__Your task__: The records underneath are to be repeated exactly, with the pictures left out.

__Records shown__:

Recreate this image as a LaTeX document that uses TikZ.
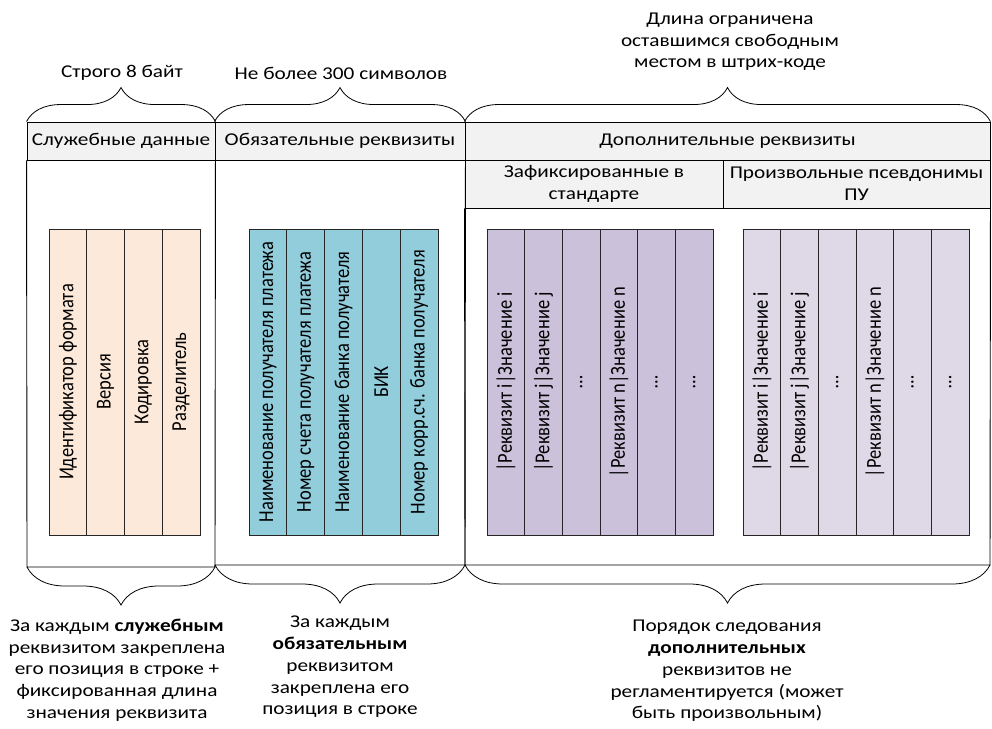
\documentclass[tikz,border=0pt]{standalone}
\usepackage{fontspec}
\setmainfont{Carlito}[FakeStretch=1.18]
\newfontfamily\rotfont{Carlito}
\usetikzlibrary{decorations.pathreplacing}
\definecolor{hdr}{HTML}{F2F2F2}
\definecolor{orng}{HTML}{FDE9D9}
\definecolor{blu}{HTML}{92CDDC}
\definecolor{purp}{HTML}{CCC1DA}
\definecolor{lpur}{HTML}{DFD9E7}
\newcommand{\vtext}[1]{\rotatebox{90}{\scalebox{1}[1.15]{#1}}}
\begin{document}
\begin{tikzpicture}[x=1pt,y=-1pt,
  font=\fontsize{18}{21.7}\selectfont,
  frame/.style={draw=black, line width=0.9pt},
  hcell/.style={draw=black, fill=hdr, line width=0.9pt, inner sep=0pt, minimum height=38pt, align=center},
  colbox/.style={draw=black!85, line width=0.9pt, minimum width=37.75pt, minimum height=306pt, inner sep=0pt,
     font=\rotfont\fontsize{18.5}{20}\selectfont},
  txt/.style={align=center, inner sep=0pt},
  topbrace/.style={draw=black, line width=0.8pt, decorate, decoration={brace, amplitude=34pt}},
  botbrace/.style={draw=black, line width=0.8pt, decorate, decoration={brace, amplitude=38pt, mirror}}]
\useasboundingbox (0,0) rectangle (992,728);

% headers
\node[hcell, minimum width=188pt] (h1) at (121,141) {Служебные данные};
\node[hcell, minimum width=250pt] (h2) at (340,141) {Обязательные реквизиты};
\node[hcell, minimum width=525pt] (h3) at (727.5,141) {Дополнительные реквизиты};
\node[hcell, minimum width=258pt, minimum height=48pt] (s1) at (594,184) {Зафиксированные в\\стандарте};
\node[hcell, minimum width=267pt, minimum height=48pt] (s2) at (856.5,184) {Произвольные псевдонимы\\ПУ};

% body corners
\coordinate (b1l) at (27,567);
\coordinate (b1r) at (215,567);
\coordinate (b2l) at (215,565);
\coordinate (b2r) at (465,565);
\coordinate (b3r) at (990,565);

\draw[frame] (h1.south west) -- (b1l) -- (b1r) -- (h1.south east);
\draw[frame] (b1r) -- (b2l) -- (b2r) -- (h2.south east);
\draw[frame] (s1.south west) -- (b2r) -- (b3r) -- (s2.south east);

% columns
\foreach \t [count=\i] in {Идентификатор формата, Версия, Кодировка, Разделитель}
  \node[colbox, fill=orng] (o\i) at ({49+37.75*(\i-0.5)},382) {\vtext{\t}};
\foreach \t [count=\i] in {Наименование получателя платежа, Номер счета получателя платежа, Наименование банка получателя, БИК, Номер корр.сч. банка получателя}
  \node[colbox, fill=blu, minimum width=37.8pt] (c\i) at ({249+37.8*(\i-0.5)},382) {\vtext{\t}};
\foreach \t [count=\i] in {|Реквизит i|Значение i, |Реквизит j|Значение j, …, |Реквизит n|Значение n, …, …}
  \node[colbox, fill=purp, minimum width=37.67pt] (p\i) at ({487+37.67*(\i-0.5)},382) {\vtext{\t}};
\foreach \t [count=\i] in {|Реквизит i|Значение i, |Реквизит j|Значение j, …, |Реквизит n|Значение n, …, …}
  \node[colbox, fill=lpur, minimum width=37.67pt] (q\i) at ({743+37.67*(\i-0.5)},382) {\vtext{\t}};

% top braces
\draw[topbrace] (h1.north west) -- (h1.north east);
\draw[topbrace] (h2.north west) -- (h2.north east);
\draw[topbrace] (h3.north west) -- (h3.north east);

% bottom braces
\draw[botbrace] (b1l) -- (b1r);
\draw[botbrace] (b2l) -- (b2r);
\draw[botbrace] (b2r) -- (b3r);

% top labels
\node[txt] (l1) at (122,73) {Строго 8 байт};
\node[txt] (l2) at (341,73) {Не более 300 символов};
\node[txt] (l3) at (730,42) {Длина ограничена\\оставшимся свободным\\местом в штрих-коде};

% bottom labels
\node[txt] (t1) at (117,670) {За каждым \textbf{служебным}\\реквизитом закреплена\\его позиция в строке +\\фиксированная длина\\значения реквизита};
\node[txt] (t2) at (340,667) {За каждым\\\textbf{обязательным}\\реквизитом\\закреплена его\\позиция в строке};
\node[txt] (t3) at (727,671) {Порядок следования\\\textbf{дополнительных}\\реквизитов не\\регламентируется (может\\быть произвольным)};
\end{tikzpicture}
\end{document}
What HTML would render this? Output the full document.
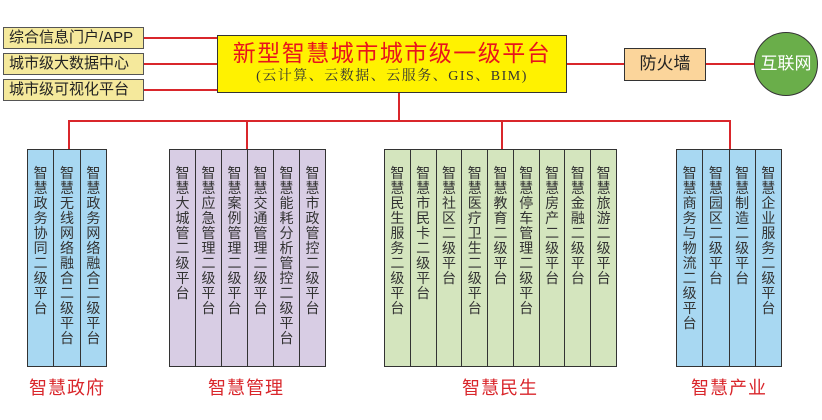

__Task result__:
Recreate this image as a LaTeX document that uses TikZ.
\documentclass[tikz,border=0pt]{standalone}
\usepackage{fontspec}
\setmainfont{Carlito}[FakeStretch=1.18]
\newfontfamily\rotfont{Carlito}
\usetikzlibrary{decorations.pathreplacing}
\definecolor{hdr}{HTML}{F2F2F2}
\definecolor{orng}{HTML}{FDE9D9}
\definecolor{blu}{HTML}{92CDDC}
\definecolor{purp}{HTML}{CCC1DA}
\definecolor{lpur}{HTML}{DFD9E7}
\newcommand{\vtext}[1]{\rotatebox{90}{\scalebox{1}[1.15]{#1}}}
\begin{document}
\begin{tikzpicture}[x=1pt,y=-1pt,
  font=\fontsize{18}{21.7}\selectfont,
  frame/.style={draw=black, line width=0.9pt},
  hcell/.style={draw=black, fill=hdr, line width=0.9pt, inner sep=0pt, minimum height=38pt, align=center},
  colbox/.style={draw=black!85, line width=0.9pt, minimum width=37.75pt, minimum height=306pt, inner sep=0pt,
     font=\rotfont\fontsize{18.5}{20}\selectfont},
  txt/.style={align=center, inner sep=0pt},
  topbrace/.style={draw=black, line width=0.8pt, decorate, decoration={brace, amplitude=34pt}},
  botbrace/.style={draw=black, line width=0.8pt, decorate, decoration={brace, amplitude=38pt, mirror}}]
\useasboundingbox (0,0) rectangle (992,728);

% headers
\node[hcell, minimum width=188pt] (h1) at (121,141) {Служебные данные};
\node[hcell, minimum width=250pt] (h2) at (340,141) {Обязательные реквизиты};
\node[hcell, minimum width=525pt] (h3) at (727.5,141) {Дополнительные реквизиты};
\node[hcell, minimum width=258pt, minimum height=48pt] (s1) at (594,184) {Зафиксированные в\\стандарте};
\node[hcell, minimum width=267pt, minimum height=48pt] (s2) at (856.5,184) {Произвольные псевдонимы\\ПУ};

% body corners
\coordinate (b1l) at (27,567);
\coordinate (b1r) at (215,567);
\coordinate (b2l) at (215,565);
\coordinate (b2r) at (465,565);
\coordinate (b3r) at (990,565);

\draw[frame] (h1.south west) -- (b1l) -- (b1r) -- (h1.south east);
\draw[frame] (b1r) -- (b2l) -- (b2r) -- (h2.south east);
\draw[frame] (s1.south west) -- (b2r) -- (b3r) -- (s2.south east);

% columns
\foreach \t [count=\i] in {Идентификатор формата, Версия, Кодировка, Разделитель}
  \node[colbox, fill=orng] (o\i) at ({49+37.75*(\i-0.5)},382) {\vtext{\t}};
\foreach \t [count=\i] in {Наименование получателя платежа, Номер счета получателя платежа, Наименование банка получателя, БИК, Номер корр.сч. банка получателя}
  \node[colbox, fill=blu, minimum width=37.8pt] (c\i) at ({249+37.8*(\i-0.5)},382) {\vtext{\t}};
\foreach \t [count=\i] in {|Реквизит i|Значение i, |Реквизит j|Значение j, …, |Реквизит n|Значение n, …, …}
  \node[colbox, fill=purp, minimum width=37.67pt] (p\i) at ({487+37.67*(\i-0.5)},382) {\vtext{\t}};
\foreach \t [count=\i] in {|Реквизит i|Значение i, |Реквизит j|Значение j, …, |Реквизит n|Значение n, …, …}
  \node[colbox, fill=lpur, minimum width=37.67pt] (q\i) at ({743+37.67*(\i-0.5)},382) {\vtext{\t}};

% top braces
\draw[topbrace] (h1.north west) -- (h1.north east);
\draw[topbrace] (h2.north west) -- (h2.north east);
\draw[topbrace] (h3.north west) -- (h3.north east);

% bottom braces
\draw[botbrace] (b1l) -- (b1r);
\draw[botbrace] (b2l) -- (b2r);
\draw[botbrace] (b2r) -- (b3r);

% top labels
\node[txt] (l1) at (122,73) {Строго 8 байт};
\node[txt] (l2) at (341,73) {Не более 300 символов};
\node[txt] (l3) at (730,42) {Длина ограничена\\оставшимся свободным\\местом в штрих-коде};

% bottom labels
\node[txt] (t1) at (117,670) {За каждым \textbf{служебным}\\реквизитом закреплена\\его позиция в строке +\\фиксированная длина\\значения реквизита};
\node[txt] (t2) at (340,667) {За каждым\\\textbf{обязательным}\\реквизитом\\закреплена его\\позиция в строке};
\node[txt] (t3) at (727,671) {Порядок следования\\\textbf{дополнительных}\\реквизитов не\\регламентируется (может\\быть произвольным)};
\end{tikzpicture}
\end{document}
What HTML would render this? Output the full document.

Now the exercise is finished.